A while ago, I noticed this Make project to create custom-fit earbud surrounds using a commercially available DIY earplug material made by Radians. I thought it looked a great idea, as I’ve often been tempted by the companies that offer custom-fitted earbuds, but balked at the price. I had a pair of Shure EC2 earbuds that sounded fantastic, but were fiddly to fit properly. So I had a go and was really pleased with the result. They now fit really well in my ears and don’t get dislodged as I move around.
I had only used half of one of the packs I ordered for the Shures, so I decided to try doing the same thing with the stock Apple earbuds that came with my iPhone. I love the integrated microphone and controls on those earphones, but they leak sound like a sieve, which makes me feel like an inconsiderate lout when travelling on public transport. They also tend to fall out with the smallest movement, which is maddening.

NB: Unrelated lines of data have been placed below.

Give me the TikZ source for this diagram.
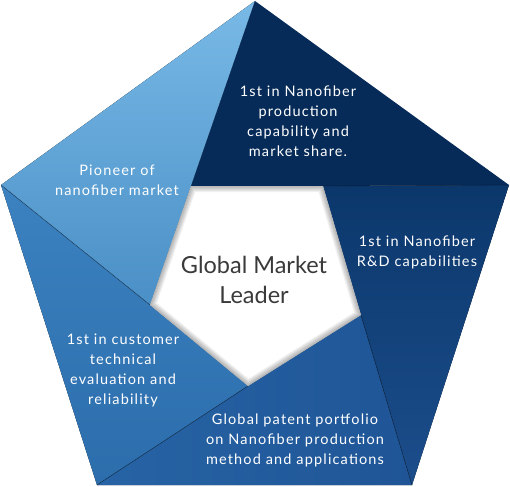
\documentclass[tikz,border=0pt]{standalone}
\usepackage{fontspec}
\setmainfont{Lato}
\newfontfamily\trackedfont[LetterSpace=8]{Lato}
\usepackage{xcolor}
\definecolor{paleblue}{HTML}{78B9E6}
\definecolor{midblue}{HTML}{4A8FC6}
\definecolor{steelblue}{HTML}{3C82C0}
\definecolor{deepblue}{HTML}{2C6DAC}
\definecolor{patentblue}{HTML}{2764A5}
\definecolor{patentdark}{HTML}{1F5597}
\definecolor{rdtop}{HTML}{0B376B}
\definecolor{rdbottom}{HTML}{1C4E8C}
\definecolor{navy}{HTML}{072B58}
\definecolor{leadergray}{HTML}{3A3A3A}

\begin{document}
\begin{tikzpicture}
  [x=1pt, y=-1pt,
   txt/.style={text=white, align=center, font=\trackedfont\fontsize{14.5}{20}\selectfont},
   centre/.style={text=leadergray, align=center, font=\fontsize{23.5}{30}\selectfont},
   fold/.style={draw=black, opacity=0.22, line width=0.8pt},
  ]
  \useasboundingbox (0,0) rectangle (510,486);

  % outer corners
  \coordinate (ot) at (255,1);
  \coordinate (or) at (509,185);
  \coordinate (obr) at (412,485);
  \coordinate (obl) at (97,485);
  \coordinate (ol) at (1,185);
  % inner corners
  \coordinate (itl) at (191,186);
  \coordinate (itr) at (323,186);
  \coordinate (ir) at (361,315);
  \coordinate (ib) at (248,386);
  \coordinate (il) at (150,305);

  % segments
  \fill[top color=paleblue, bottom color=midblue] (ol) -- (ot) -- (itl) -- (il) -- cycle;
  \fill[top color=steelblue, bottom color=deepblue] (obl) -- (ol) -- (il) -- (ib) -- cycle;
  \fill[left color=patentblue, right color=patentdark] (obr) -- (obl) -- (ib) -- (ir) -- cycle;
  \fill[top color=rdtop, bottom color=rdbottom] (or) -- (obr) -- (ir) -- (itr) -- cycle;
  \fill[navy] (ot) -- (or) -- (itr) -- (itl) -- cycle;

  % folds
  \draw[fold] (ol) -- (il);
  \draw[fold] (obl) -- (ib);
  \draw[fold] (obr) -- (ir);
  \draw[fold] (or) -- (itr);

  % centre with inner shadow
  \fill[white] (itl) -- (itr) -- (ir) -- (ib) -- (il) -- cycle;
  \begin{scope}
    \clip (itl) -- (itr) -- (ir) -- (ib) -- (il) -- cycle;
    \foreach \w in {2,4,...,12}
      \draw[black, opacity=0.05, line width=\w pt, line join=round]
        (itl) -- (itr) -- (ir) -- (ib) -- (il) -- cycle;
  \end{scope}

  % labels
  \node[txt] (share) at (298,121) {1st in Nanofiber\\production\\capability and\\market share.};
  \node[txt] (pioneer) at (117,180) {Pioneer of\\nanofiber market};
  \node[txt] (rnd) at (417,252) {1st in Nanofiber\\R\&D capabilities};
  \node[txt] (customer) at (123,370) {1st in customer\\technical\\evaluation and\\reliability};
  \node[txt] (patent) at (295,440) {Global patent portfolio\\on Nanofiber production\\method and applications};
  \node[centre] (leader) at (254,280) {Global Market\\Leader};
\end{tikzpicture}
\end{document}
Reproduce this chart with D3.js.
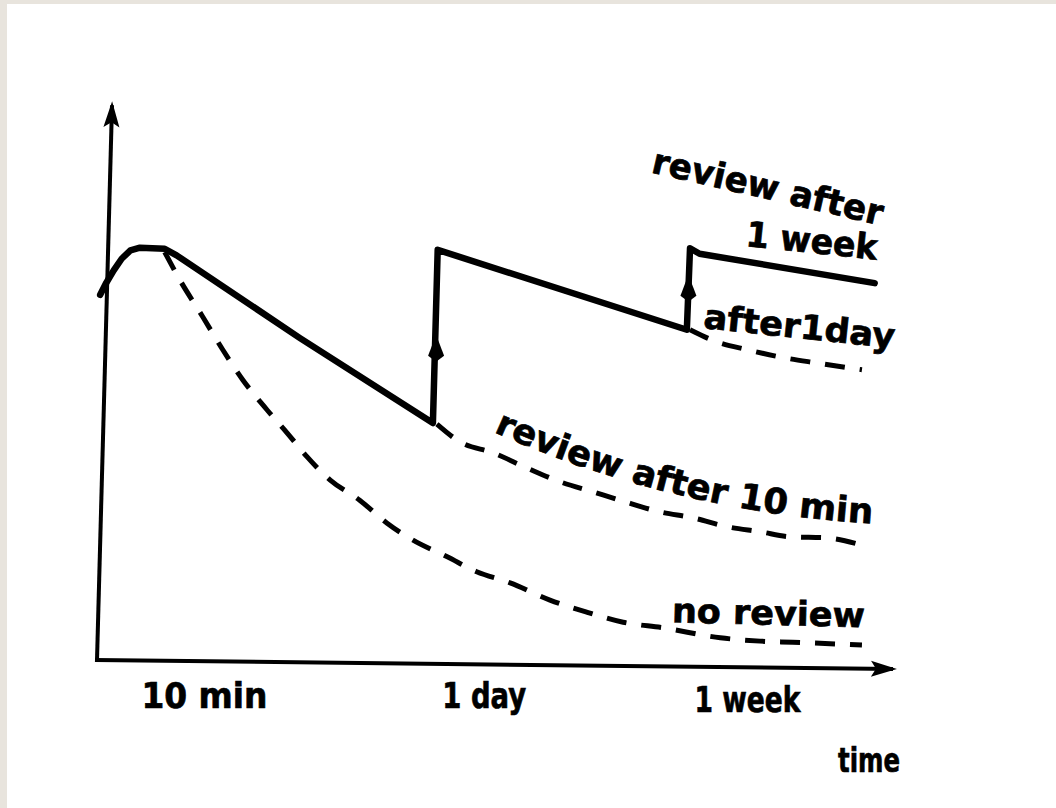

My first attempt using the same method as with the Shure earbuds was not a success, because I had to cut away too much material to expose the drivers, which meant that the silicon wasn’t strong enough to hold its shape. I was determined not to give up, and tried again, this time inserting the earbuds in my ears first, then moulded the silicon material over and around the earbud to fill in as many gaps as possible.
This worked much better, and now my Apple earbuds are magically much more comfortable and don’t leak sound any more. I’ll probably reinforce them a bit in future with Sugru, as the silicon of the earplug material is quite soft, and I want to make sure that it stays securely mounted on the plastic. The earplug silicon isn’t adhesive, but Sugru is, so it should adhere to both the stem of the earbud of the earplug silicon to toughen things up a bit. However, for a cheap material, it’s a quick and easy hack to improve the earbuds a lot.
As a side observation, outer ears are a very funny shape, and mine are not at all symmetrical!